Durante varios meses fueron escogidas minuciosamente las 230 personas que componen el elenco, la orquesta y el personal técnico. Todos con el más alto nivel de exigencia, si bien era evidente que resultaba especialmente importante el acertar con los tres principales protagonistas de la obra: Raúl, Christine y, por supuesto, 'el fantasma'. El pasado martes pedí al responsable de comunicaciones del teatro, Daniel Mejía, que me colara en el ensayo general previo al estreno. Accedió rogándome encarecidamente que juzgara lo que viera y oyera como un ensayo y no como una función. Podría haberse ahorrado la observación porque me encantó. Es verdad que con este musical en escena soy terreno fácil de conquistar. La música es bellísima, el montaje genial y los efectos especiales realmente espectaculares. Pero una materia prima de esta categoría, si no se manipula con el máximo nivel de profesionalidad, puede resultar una catástrofe y aquí han sabido estar a la altura. Lo mismo que en su día creí escuchar mejores voces en Nueva York que en Londres, puede que quienes hayan asistido al espectáculo en una de esas dos ciudades perciban ahora en Madrid ciertas rebajas en la potencia de voz de alguno de los protagonistas.

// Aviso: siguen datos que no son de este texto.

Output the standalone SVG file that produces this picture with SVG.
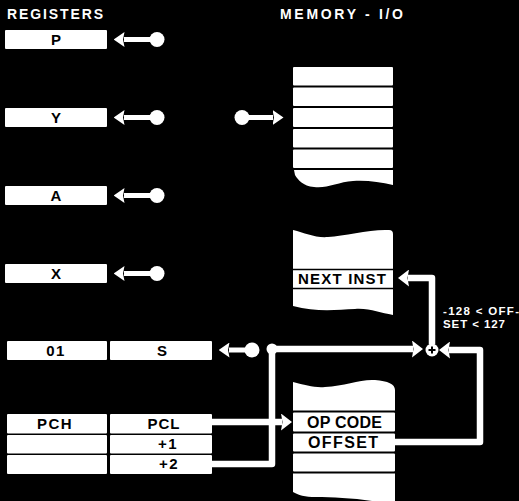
<svg xmlns="http://www.w3.org/2000/svg" width="519" height="501" viewBox="0 0 519 501">
<style>
.bg{fill:#000}
.box{fill:#fff}
.t{font-family:"Liberation Sans",Arial,sans-serif;font-weight:bold;font-size:15px;fill:#000;text-anchor:middle}
.tw{font-family:"Liberation Sans",Arial,sans-serif;font-weight:bold;font-size:14px;fill:#fff}
.note{font-family:"Liberation Sans",Arial,sans-serif;font-weight:bold;font-size:11.5px;fill:#fff}
.ra{stroke:#fff;stroke-width:5;fill:none;marker-start:url(#dot);marker-end:url(#head)}
.loop{stroke:#fff;stroke-width:6.5;fill:none;stroke-linejoin:round;marker-end:url(#headL)}
.sep{stroke:#000;stroke-width:1.5}
</style>
<defs>
<marker id="head" markerUnits="userSpaceOnUse" viewBox="0 0 11 15" refX="0.5" refY="7.5" markerWidth="11" markerHeight="15" orient="auto"><path d="M0,0 L11,7.5 L0,15 L1.5,7.5 Z" fill="#fff"/></marker>
<marker id="headL" markerUnits="userSpaceOnUse" viewBox="0 0 11 17" refX="1" refY="8.5" markerWidth="11" markerHeight="17" orient="auto"><path d="M0,0 L11,8.5 L0,17 L1.5,8.5 Z" fill="#fff"/></marker>
<marker id="dot" markerUnits="userSpaceOnUse" viewBox="0 0 16 16" refX="8" refY="8" markerWidth="16" markerHeight="16"><circle cx="8" cy="8" r="7.5" fill="#fff"/></marker>
</defs>
<rect class="bg" x="0" y="0" width="519" height="501"/>

<text class="tw" x="7" y="19" textLength="96" lengthAdjust="spacing">REGISTERS</text>
<text class="tw" x="280" y="19" textLength="123" lengthAdjust="spacing">MEMORY - I/O</text>

<g id="reg-P"><rect class="box" x="5" y="30" width="102" height="19" rx="1"/><text class="t" x="56" y="45">P</text></g>
<g id="reg-Y"><rect class="box" x="5" y="108" width="102" height="19" rx="1"/><text class="t" x="56" y="123">Y</text></g>
<g id="reg-A"><rect class="box" x="5" y="186" width="102" height="19" rx="1"/><text class="t" x="56" y="201">A</text></g>
<g id="reg-X"><rect class="box" x="5" y="264" width="102" height="19" rx="1"/><text class="t" x="56" y="279">X</text></g>
<g id="reg-01"><rect class="box" x="7" y="341" width="100" height="19" rx="1"/><text class="t" x="56" y="356" letter-spacing="1.5">01</text></g>
<g id="reg-S"><rect class="box" x="110" y="341" width="102" height="19" rx="1"/><text class="t" x="162" y="356">S</text></g>
<g id="reg-PC">
<rect class="box" x="7" y="414" width="100" height="19.5" rx="1"/>
<rect class="box" x="110" y="414" width="102" height="19.5" rx="1"/>
<rect class="box" x="7" y="435" width="100" height="18.5" rx="1"/>
<rect class="box" x="110" y="435" width="102" height="18.5" rx="1"/>
<rect class="box" x="7" y="455" width="100" height="19" rx="1"/>
<rect class="box" x="110" y="455" width="102" height="19" rx="1"/>
<text class="t" x="55" y="429" letter-spacing="1.5">PCH</text>
<text class="t" x="164" y="429" letter-spacing="1">PCL</text>
<text class="t" x="168" y="449" letter-spacing="1.5">+1</text>
<text class="t" x="169" y="469" letter-spacing="1.5">+2</text>
</g>

<g id="mem-top">
<rect class="box" x="293" y="67" width="100" height="18.5" rx="1"/>
<rect class="box" x="293" y="87.5" width="100" height="18.5" rx="1"/>
<rect class="box" x="293" y="108" width="100" height="19" rx="1"/>
<rect class="box" x="293" y="129" width="100" height="18.5" rx="1"/>
<rect class="box" x="293" y="149.5" width="100" height="18.5" rx="1"/>
<path class="box" d="M294,170 H393 V185 C380,182 366,180 353,181 C338,182 326,189 314,187 C303,186 298,180 295,175 Z"/>
</g>

<g id="mem-next">
<path class="box" d="M293,230 C305,233 315,238 328,237 C345,236 370,229 389,230 Q393,230 393,234 V315 C380,313 370,308 355,309 C335,310 315,312 293,306 Z"/>
<line class="sep" x1="293" y1="269.5" x2="393" y2="269.5"/>
<line class="sep" x1="293" y1="288.5" x2="393" y2="288.5"/>
<text class="t" x="298" y="284" style="text-anchor:start" textLength="88" lengthAdjust="spacing">NEXT INST</text>
</g>

<g id="mem-prog">
<path class="box" d="M293,382 C305,385 315,388 325,387 C345,386 360,379 375,380 C388,381 395,384 395,390 V410.5 H293 Z"/>
<rect class="box" x="293" y="412.5" width="102" height="19" rx="1"/>
<rect class="box" x="293" y="433.5" width="102" height="18" rx="1"/>
<rect class="box" x="293" y="453.5" width="102" height="18" rx="1"/>
<path class="box" d="M293,473.5 H395 V501 H372 C352,498 332,497 316,497 C305,497 298,495 293,492 Z"/>
<text class="t" x="307" y="428" style="text-anchor:start;font-size:16px" textLength="75" lengthAdjust="spacing">OP CODE</text>
<text class="t" x="308" y="448" style="text-anchor:start;font-size:16px" textLength="70" lengthAdjust="spacing">OFFSET</text>
</g>

<g id="connectors">
<path class="ra" d="M157,39.5 H124"/>
<path class="ra" d="M157,117.5 H124"/>
<path class="ra" d="M157,195.5 H124"/>
<path class="ra" d="M157,273.5 H124"/>
<path class="ra" d="M252,350 H229"/>
<path class="ra" d="M242,117.5 H273"/>
<path class="loop" d="M212,422 H282"/>
<path class="loop" d="M212,464 H272 V349 H413"/>
<circle cx="272" cy="349" r="5.5" fill="#fff"/>
<path class="loop" d="M395,442 H480 V350 H449"/>
<path class="loop" d="M432,344 V278 H408"/>
<circle cx="432" cy="350" r="6.5" fill="#fff"/>
<path d="M428.5,350 H435.5 M432,346.5 V353.5" stroke="#000" stroke-width="2"/>
</g>

<text class="note" x="443" y="315" textLength="76" lengthAdjust="spacing">-128 &lt; OFF-</text>
<text class="note" x="443" y="328" textLength="62" lengthAdjust="spacing">SET &lt; 127</text>
</svg>
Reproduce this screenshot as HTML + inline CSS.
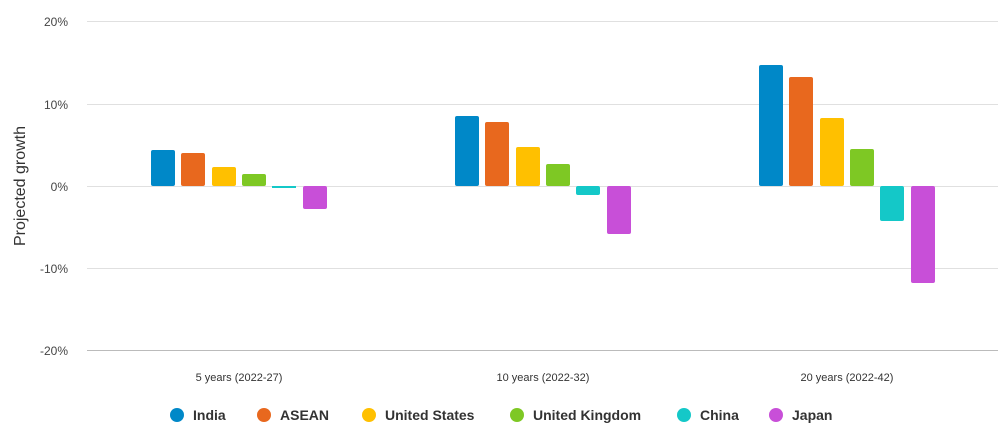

Es lógico, al casting de Madrid acudieron artistas de toda España, y a Broadway van de todo el mundo, por lo que allí cantan bien hasta la taquillera y el acomodador. A pesar de todo, estoy convencido de que ninguno de los 'fantasmas' que en el mundo han sido lograron meterse en el personaje como lo hace el español Luis Amando. Ese tipo, al que hasta el pasado miércoles no tuve el gusto de conocer, posee un impresionante chorro de voz que pone al servicio de la interpretación y del sentimiento. Amando le ha restado locura al fantasma para añadirle pasión hasta lograr que sus apariciones en escena provoquen auténticos subidones de emoción. Eduardo Galán, autor de la versión española, bien puede estar orgulloso de su labor, al igual que los músicos del foso, bastante limitados en el espacio. Sobresaliente también para quienes trabajaron en el vestuario. En el escenario hay ciertas apreturas, al igual que en las viejas butacas del Lope de Vega, a pesar de lo cual son más cómodas que las de los teatros de Londres y Nueva York. En la Gran Vía, y junto a My fair lady, hay ahora un fantasma que merece la pena conocer. Esta vez la entrada me salió gratis, pero por un espectáculo así se paga a gusto.